Ganesha Festival, Mumbai
|Official name||Lord Ganesha|
|Also called||Bappa, Mangal murti|
|Celebrations||Pavilions, street processions, idol immersion|
|2015 date||17 September|
|2016 date||5 September|
|2018 date||13 September|
Ganesh Chaturthi (also known as Vināyaka Caturthi, Gaṇēśa Caturthī or Vināyaka Cavithi ) is the Hindu festival celebrated in honour of the elephant-headed god, Ganesha. Celebrations are traditionally held on the fourth day of the first fortnight (Shukla Chaturthi) in the month of Bhaadrapada in the Hindu calendar, usually August or September in the Gregorian calendar. The festival generally lasts ten days, ending on the fourteenth day of the fortnight (Anant Chaturdashi).
The festival is celebrated in public and at home. The public celebration involves installing clay images of Ganesha in public pandals (temporary shrines) and group worship. At home, an appropriately-sized clay image is installed and worshiped with family and friends. At the end of the festival, the idols are immersed (and dissolve) in a body of water such as a lake or pond.
It is celebrated throughout India, particularly in Maharashtra, Karnataka, Telangana, Tamil Nadu, Kerala, Andhra Pradesh, Goa, Odisha and other parts of western and southern India. Abroad, Ganesh Chaturthi is observed in the Terai region of Nepal and by the Hindu diaspora in the United States, Canada and Mauritius.
The festival begins with the selection and installation of a clay murti (idol). At home, families decorate a small, clean corner with flowers and other colourful items before installing the idol. Public preparations begin weeks in advance with temporary structures (such as mandapas and pandals) funded by contributions from local residents and businesses. When the idol is installed, it and its shrine are decorated with flowers and other materials.
In preparation for the festival, artisans create clay models of Ganesha for sale. The idols range in size from 3⁄4 inch (1.9 cm) for homes to over 70 ft (21 m) for large community celebrations.
In the consecration ceremony, a priest performs a Prana Pratishtha to invite Ganesha into the idol. This is followed by the 16-step Shodashopachara ritual, (Sanskrit: Shodash, 16; Upachara, process) during which coconut, jaggery, modaks, durva (grass) and red flowers are offered to the murti. Throughout the ceremony, hymns from the Rigveda, the Ganapati Atharvashirsa, the Upanishads, and the Ganesha stotra (prayer) from the Narada Purana are chanted. Aartis are performed with friends and family, typically in the morning and evening.

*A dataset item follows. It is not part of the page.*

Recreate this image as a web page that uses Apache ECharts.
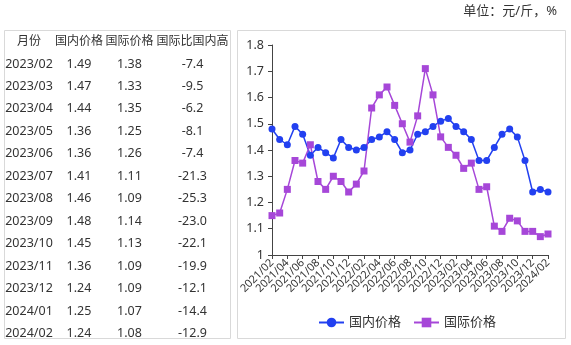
<!DOCTYPE html>
<html><head><meta charset="utf-8">
<script src="https://cdn.jsdelivr.net/npm/echarts@6/dist/echarts.min.js"></script>
<style>html,body{margin:0;padding:0;background:#fff}#c{width:571px;height:345px}</style>
</head><body><div id="c"></div>
<script>
const months = ['2021/02','2021/03','2021/04','2021/05','2021/06','2021/07','2021/08','2021/09','2021/10','2021/11','2021/12',
'2022/01','2022/02','2022/03','2022/04','2022/05','2022/06','2022/07','2022/08','2022/09','2022/10','2022/11','2022/12',
'2023/01','2023/02','2023/03','2023/04','2023/05','2023/06','2023/07','2023/08','2023/09','2023/10','2023/11','2023/12',
'2024/01','2024/02'];
const domestic = [1.48,1.44,1.42,1.49,1.46,1.38,1.41,1.39,1.37,1.44,1.41,1.40,1.41,1.44,1.45,1.47,1.44,1.39,1.40,1.46,1.47,1.49,1.51,1.52,1.49,1.47,1.44,1.36,1.36,1.41,1.46,1.48,1.45,1.36,1.24,1.25,1.24];
const international = [1.15,1.16,1.25,1.36,1.35,1.42,1.28,1.25,1.30,1.28,1.24,1.27,1.32,1.56,1.61,1.64,1.57,1.50,1.43,1.53,1.71,1.61,1.45,1.41,1.38,1.33,1.35,1.25,1.26,1.11,1.09,1.14,1.13,1.09,1.09,1.07,1.08];
const tableHeader = ['月份','国内价格','国际价格','国际比国内高'];
const tableMonths = ['2023/02','2023/03','2023/04','2023/05','2023/06','2023/07','2023/08','2023/09','2023/10','2023/11','2023/12','2024/01','2024/02'];
const tableDomestic = ['1.49','1.47','1.44','1.36','1.36','1.41','1.46','1.48','1.45','1.36','1.24','1.25','1.24'];
const tableIntl = ['1.38','1.33','1.35','1.25','1.26','1.11','1.09','1.14','1.13','1.09','1.09','1.07','1.08'];
const tableDiff = ['-7.4','-9.5','-6.2','-8.1','-7.4','-21.3','-25.3','-23.0','-22.1','-19.9','-12.1','-14.4','-12.9'];
const unitText = '单位：元/斤，%';

const FONT = '"Noto Sans","Noto Sans CJK SC",sans-serif';
const chart = echarts.init(document.getElementById('c'), null, {renderer:'canvas'});

const graphics = [];
graphics.push({type:'rect', shape:{x:4.5,y:30.5,width:226,height:308}, style:{fill:'none',stroke:'#d9d9d9',lineWidth:1}, silent:true});
graphics.push({type:'rect', shape:{x:237.5,y:30.5,width:328,height:308}, style:{fill:'none',stroke:'#d9d9d9',lineWidth:1}, silent:true});
graphics.push({type:'text', right:14, top:5, style:{text:unitText, font:'13px '+FONT, fill:'#333'}});
const colX = [29, 79, 129.5, 192.5];
tableHeader.forEach((h,i)=>{
  graphics.push({type:'text', x:colX[i], y:42, style:{text:h, font:'12px '+FONT, fill:'#333', align:'center', verticalAlign:'middle'}});
});
tableMonths.forEach((m,r)=>{
  const y = 64 + r*22.45;
  [m, tableDomestic[r], tableIntl[r], tableDiff[r]].forEach((t,i)=>{
    graphics.push({type:'text', x:colX[i], y:y, style:{text:t, font:'12.5px '+FONT, fill:'#333', align:'center', verticalAlign:'middle'}});
  });
});

chart.setOption({
  animation:false,
  textStyle:{fontFamily:FONT},
  graphic: graphics,
  grid:{left:272, right:23, top:45, bottom:90},
  legend:{
    bottom:11, left:313, itemWidth:25, itemHeight:12, itemGap:12,
    textStyle:{fontSize:13, color:'#333', fontFamily:FONT},
    data:['国内价格','国际价格']
  },
  xAxis:{
    type:'category', data:months, boundaryGap:false,
    axisLine:{lineStyle:{color:'#444', width:1}},
    axisTick:{interval:1, length:4, lineStyle:{color:'#444'}},
    axisLabel:{interval:1, rotate:45, fontSize:11, lineHeight:8, color:'#333', margin:6, fontFamily:FONT,
      showMinLabel:true, showMaxLabel:true, hideOverlap:false}
  },
  yAxis:{
    type:'value', min:1, max:1.8, interval:0.1,
    axisLine:{show:true, lineStyle:{color:'#444', width:1}},
    axisTick:{show:true, length:4, lineStyle:{color:'#444'}},
    splitLine:{show:false},
    axisLabel:{fontSize:12.5, color:'#333', margin:8, fontFamily:FONT,
      formatter:v=>String(Math.round(v*10)/10)}
  },
  series:[
    {name:'国内价格', type:'line', data:domestic, symbol:'circle', symbolSize:7, showAllSymbol:true,
      itemStyle:{color:'#2240f0'}, lineStyle:{color:'#2240f0', width:1.5}},
    {name:'国际价格', type:'line', data:international, symbol:'rect', symbolSize:7, showAllSymbol:true,
      itemStyle:{color:'#a647d8'}, lineStyle:{color:'#a647d8', width:1.5}}
  ]
});
</script></body></html>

In India, Ganesh Chaturthi is primarily celebrated at home and in public by local community groups in the western states of Maharashtra and Goa and the southern states of Karnataka, Andhra Pradesh, Telangana, Tamil Nadu and Kerala.
In homes, families install small clay statues for worship during the festival. The idol is worshiped in the morning and evening with offerings of flowers, durva, karanji and modaks. The worship ends with the singing of an aarti in honour of Ganesha, other gods and saints. In Maharashtra the Marathi aarti "Sukhakarta Dukhaharta", composed by Samarth Ramdas in the 17th century, is sung.

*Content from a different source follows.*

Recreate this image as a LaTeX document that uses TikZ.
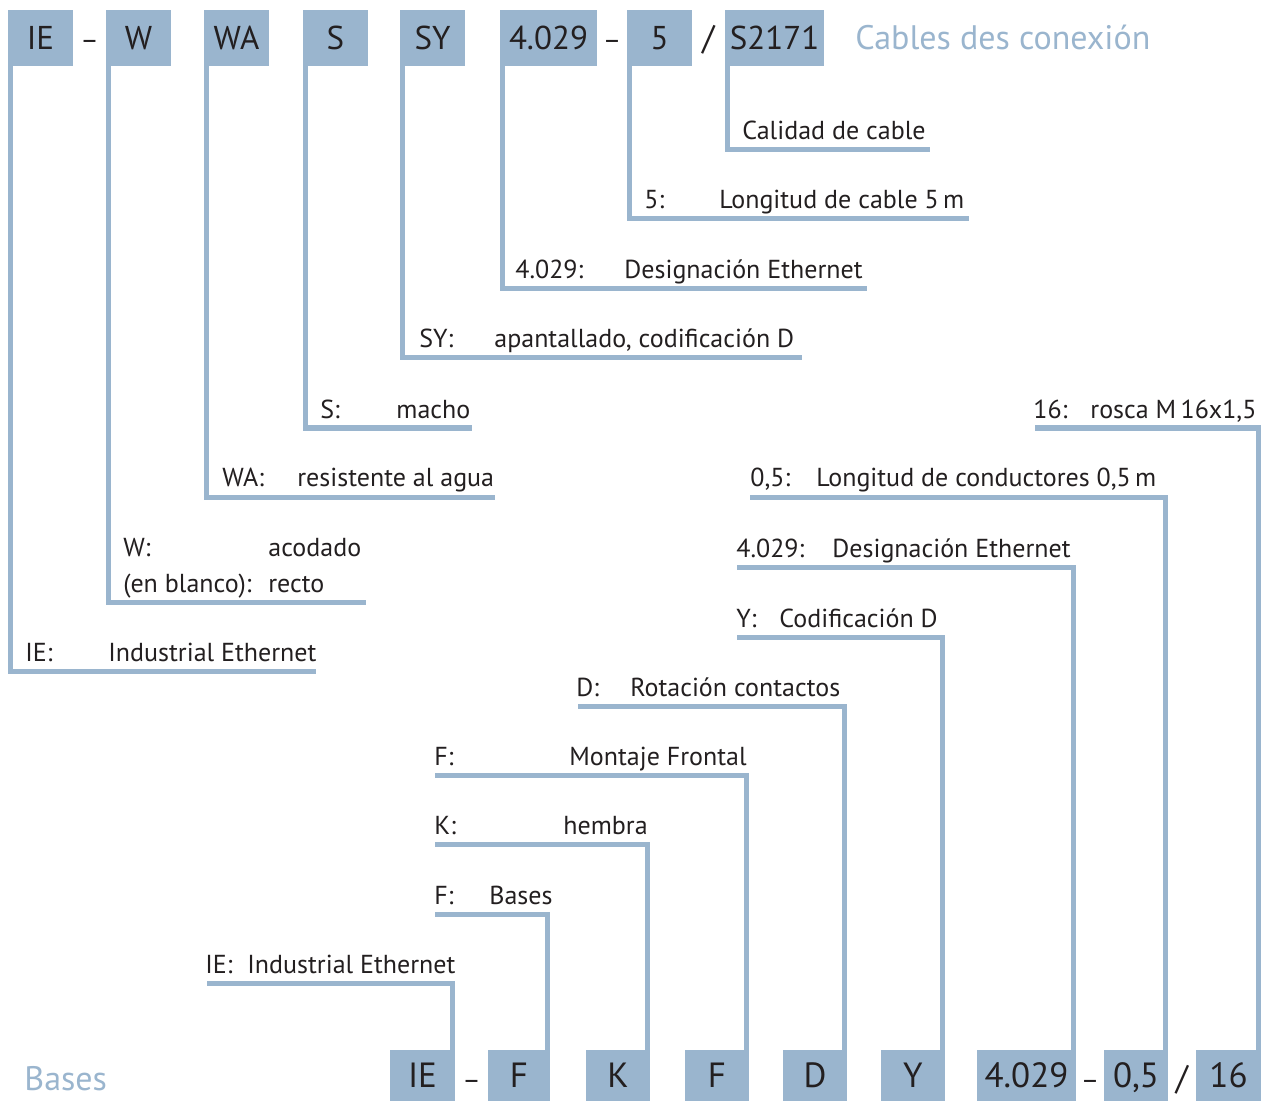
\documentclass[tikz,border=0pt]{standalone}
\usepackage{fontspec}
\setmainfont{PT Sans}
\definecolor{ieblue}{RGB}{154,181,206}
\definecolor{ink}{RGB}{35,31,32}
\begin{document}
\begin{tikzpicture}[x=0.5pt,y=-0.5pt,
	box/.style={fill=ieblue, inner sep=0pt, text=ink, text height=11.5pt, text depth=0pt, font=\fontsize{16.5}{18}\selectfont},
	conn/.style={draw=ieblue, line width=2.5pt},
	lab/.style={anchor=base west, inner sep=0pt, text=ink, font=\fontsize{13}{15}\selectfont},
	sep/.style={anchor=base, inner sep=0pt, text=ink, font=\fontsize{14}{18}\selectfont},
	slash/.style={anchor=base, inner sep=0pt, text=ink, font=\fontsize{17}{18}\selectfont},
	ttl/.style={anchor=base west, inner sep=0pt, text=ieblue, font=\fontsize{17}{20}\selectfont}]
	\useasboundingbox (0,0) rectangle (1263,1101);
	\foreach \n/\t/\l/\r in {tIE/IE/8/73, tW/W/106/171, tWA/WA/204/269, tS/S/303/368, tSY/SY/400/465, tNum/4.029/500/597, tLen/5/627/692, tCab/S2171/725/824}
		\node[box, minimum width={(\r-\l)*0.5pt}, minimum height=28pt] (\n) at ({(\l+\r)/2},38) {\t};
	\foreach \n/\t/\l/\r in {bIE/IE/390/455, bF/F/488/550, bK/K/586/650, bMF/F/685/749, bD/D/783/847, bY/Y/881/945, bNum/4.029/977/1076, bLen/{0,5}/1104/1168, bM/16/1196/1261}
		\node[box, font=\fontsize{17.5}{19}\selectfont, text height=12.3pt, minimum width={(\r-\l)*0.5pt}, minimum height=25.5pt] (\n) at ({(\l+\r)/2},1075.5) {\t};
	\node[sep] (s1) at (89.5,50) {–};
	\node[sep] (s2) at (612,50) {–};
	\node[slash] (s3) at (708.5,50) {/};
	\node[sep] (s4) at (471.5,1089) {–};
	\node[sep] (s5) at (1090,1089) {–};
	\node[slash] (s6) at (1182,1089) {/};
	\node[ttl] (cables) at (855,50) {Cables des conexión};
	\node[ttl] (bases) at (24,1090) {Bases};
	\foreach \n/\y/\e in {tIE/671/316, tW/602/366, tWA/497/495, tS/428/472, tSY/358/802, tNum/289/867, tLen/219/969, tCab/150/930}{
		\coordinate (e\n) at (\e,\y);
		\draw[conn] ([xshift=1.25pt]\n.south west) |- (e\n);
	}
	\foreach \n/\y/\e in {bIE/983/207, bF/914/435, bK/844/435, bMF/775/435, bD/706/578, bY/637/737, bNum/567/737, bLen/497/750, bM/428/1035}{
		\coordinate (e\n) at (\e,\y);
		\draw[conn] ([xshift=-1.25pt]\n.north east) |- (e\n);
	}
	\node[lab] (cal) at (742,140) {Calidad de cable};
	\foreach \k/\xk/\d/\xd/\y [count=\i] in {5:/644/Longitud de cable 5\,m/719/209, 4.029:/515/Designación Ethernet/624/279, SY:/419/{apantallado, codificación D}/494/348, S:/320/macho/396/418, WA:/222/resistente al agua/297/487, W:/123/acodado/268/556, (en blanco):/123/recto/268/592, IE:/25/Industrial Ethernet/108/661, 16:/1033/{rosca M\,16x1,5}/1090/418, {0,5:}/750/{Longitud de conductores 0,5\,m}/816/487, 4.029:/736/Designación Ethernet/832/557, Y:/736/Codificación D/779/627, D:/576/Rotación contactos/630/696, F:/434/Montaje Frontal/569/765, K:/434/hembra/563/834, F:/434/Bases/489/904, IE:/205/Industrial Ethernet/247/973}{
		\node[lab] (key\i) at (\xk,\y) {\k};
		\node[lab] (txt\i) at (\xd,\y) {\d};
	}
\end{tikzpicture}
\end{document}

In Goa, Ganesh Chaturthi is known as Chavath in Konkani and Parab or Parva ("auspicious celebration"); it begins on the third day of the lunar month of Bhadrapada. On this day Parvati and Shiva are worshiped by women, who fast. Instruments such as ghumots, cymbals and pakhavajs are played during the ceremonies. The harvest festival, Navyachi Pancham, is celebrated the next day; freshly-harvested paddy is brought home from the fields (or temples) and a puja is conducted. Communities who ordinarily eat seafood refrain from doing so during the festival.

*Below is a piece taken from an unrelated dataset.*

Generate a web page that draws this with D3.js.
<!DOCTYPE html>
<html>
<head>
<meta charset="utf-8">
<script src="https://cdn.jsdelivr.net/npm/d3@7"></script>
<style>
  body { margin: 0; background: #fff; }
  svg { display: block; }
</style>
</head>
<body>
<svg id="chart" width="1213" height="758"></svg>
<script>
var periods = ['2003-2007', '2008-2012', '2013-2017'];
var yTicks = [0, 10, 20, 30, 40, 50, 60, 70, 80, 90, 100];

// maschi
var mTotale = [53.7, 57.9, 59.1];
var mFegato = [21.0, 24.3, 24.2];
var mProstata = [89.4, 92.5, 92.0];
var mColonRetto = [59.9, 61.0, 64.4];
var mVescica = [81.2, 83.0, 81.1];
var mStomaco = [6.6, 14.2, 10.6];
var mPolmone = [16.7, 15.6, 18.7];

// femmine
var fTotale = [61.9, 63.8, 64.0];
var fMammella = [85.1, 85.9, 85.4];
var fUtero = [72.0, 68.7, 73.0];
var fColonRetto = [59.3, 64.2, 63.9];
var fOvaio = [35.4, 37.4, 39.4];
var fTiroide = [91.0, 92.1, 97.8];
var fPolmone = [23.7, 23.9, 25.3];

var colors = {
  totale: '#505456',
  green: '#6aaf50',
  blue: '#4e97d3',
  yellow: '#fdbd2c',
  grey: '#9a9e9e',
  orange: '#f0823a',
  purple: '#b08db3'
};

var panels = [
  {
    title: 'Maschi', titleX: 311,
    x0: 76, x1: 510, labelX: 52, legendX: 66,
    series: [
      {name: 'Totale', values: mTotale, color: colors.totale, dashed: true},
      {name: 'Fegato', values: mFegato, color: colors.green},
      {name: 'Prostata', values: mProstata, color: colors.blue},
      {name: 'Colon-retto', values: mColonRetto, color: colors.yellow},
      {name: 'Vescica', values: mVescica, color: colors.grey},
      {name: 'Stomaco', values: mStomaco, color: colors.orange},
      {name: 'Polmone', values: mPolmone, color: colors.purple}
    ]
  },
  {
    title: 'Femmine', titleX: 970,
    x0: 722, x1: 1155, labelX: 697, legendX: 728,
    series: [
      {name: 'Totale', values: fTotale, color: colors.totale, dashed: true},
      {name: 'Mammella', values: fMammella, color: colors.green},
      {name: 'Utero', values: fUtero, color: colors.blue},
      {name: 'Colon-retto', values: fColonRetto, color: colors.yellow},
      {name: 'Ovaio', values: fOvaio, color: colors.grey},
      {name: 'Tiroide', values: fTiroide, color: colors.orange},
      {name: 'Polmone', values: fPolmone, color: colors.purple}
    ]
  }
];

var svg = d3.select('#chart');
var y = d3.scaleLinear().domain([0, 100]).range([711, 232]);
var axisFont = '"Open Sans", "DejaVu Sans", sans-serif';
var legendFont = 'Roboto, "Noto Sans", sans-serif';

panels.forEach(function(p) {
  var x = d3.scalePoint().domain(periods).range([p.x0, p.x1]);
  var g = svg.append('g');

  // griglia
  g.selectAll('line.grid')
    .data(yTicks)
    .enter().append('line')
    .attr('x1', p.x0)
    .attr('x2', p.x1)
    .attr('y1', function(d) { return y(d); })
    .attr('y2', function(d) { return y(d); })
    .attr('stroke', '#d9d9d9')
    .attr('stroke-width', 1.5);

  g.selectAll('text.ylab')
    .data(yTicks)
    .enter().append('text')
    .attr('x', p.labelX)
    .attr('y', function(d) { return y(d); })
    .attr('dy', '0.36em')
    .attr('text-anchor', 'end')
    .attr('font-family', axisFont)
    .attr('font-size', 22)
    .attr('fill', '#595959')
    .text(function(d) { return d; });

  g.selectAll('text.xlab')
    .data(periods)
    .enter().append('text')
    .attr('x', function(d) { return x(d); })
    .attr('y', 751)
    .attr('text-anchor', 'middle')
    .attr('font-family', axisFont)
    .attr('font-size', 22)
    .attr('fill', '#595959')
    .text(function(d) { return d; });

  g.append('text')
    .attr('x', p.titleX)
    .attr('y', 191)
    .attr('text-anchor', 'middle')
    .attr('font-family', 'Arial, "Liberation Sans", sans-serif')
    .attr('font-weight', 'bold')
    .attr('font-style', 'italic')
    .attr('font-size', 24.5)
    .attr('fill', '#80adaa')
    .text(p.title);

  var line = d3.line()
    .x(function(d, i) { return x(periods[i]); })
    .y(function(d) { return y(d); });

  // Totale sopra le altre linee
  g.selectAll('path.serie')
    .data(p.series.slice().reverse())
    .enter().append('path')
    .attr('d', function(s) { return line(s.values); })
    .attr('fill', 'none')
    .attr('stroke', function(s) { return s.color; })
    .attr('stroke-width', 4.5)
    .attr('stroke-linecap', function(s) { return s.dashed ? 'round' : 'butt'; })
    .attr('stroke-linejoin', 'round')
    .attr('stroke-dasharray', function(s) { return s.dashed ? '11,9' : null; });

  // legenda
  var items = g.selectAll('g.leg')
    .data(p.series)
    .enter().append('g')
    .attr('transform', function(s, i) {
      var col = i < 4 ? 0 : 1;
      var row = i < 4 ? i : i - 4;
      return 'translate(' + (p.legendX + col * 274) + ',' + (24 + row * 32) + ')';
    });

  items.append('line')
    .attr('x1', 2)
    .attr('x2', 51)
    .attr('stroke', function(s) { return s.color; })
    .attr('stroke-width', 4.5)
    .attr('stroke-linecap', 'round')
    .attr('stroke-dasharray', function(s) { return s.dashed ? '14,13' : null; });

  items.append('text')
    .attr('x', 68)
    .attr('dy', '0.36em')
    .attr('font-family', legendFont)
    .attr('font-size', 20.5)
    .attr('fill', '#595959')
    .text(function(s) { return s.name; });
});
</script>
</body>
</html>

In Karnataka the Gowri festival precedes Ganesh Chaturthi, and people across the state wish each other well. In Andhra Pradesh, Ganesha idols of clay (Matti Vinayakudu) and turmeric (Siddhi Vinayakudu) are usually worshiped at home with plaster of Paris idols. In Tamil Nadu the festival, also known as Vinayaka Chaturthi or Pillayar Chaturthi, falls on the fourth day after the new moon in the month of Āvaṇi in the Tamil calendar. The idols are usually made of clay or papier-mâché, since plaster of Paris idols have been banned by the state government.. Idols are also made of coconuts and other organic products. They are worshiped for several days in pandals, and immersed in the Bay of Bengal the following Sunday. In Kerala the festival is also known as Lamboodhara Piranalu, which falls in the month of Chingam. In Thiruvananthapuram a procession marches from the Pazhavangadi Ganapathi Temple to Shankumugham Beach, with tall statues of Ganesha made from organic items and milk immersed in the sea.
Family traditions differ about when to end the celebration. Domestic celebrations end after 1, 1 1⁄2, 3, 5, 7 or 11 days, when the idol is brought to a body of water (such as a lake, river or the sea) for immersion. Due to environmental concerns, a number of families now avoid bodies of water and let the clay statue dissolve in a container of water at home. After a few days, the clay is used in the home garden. In some cities a public, eco-friendly process is used for the immersion.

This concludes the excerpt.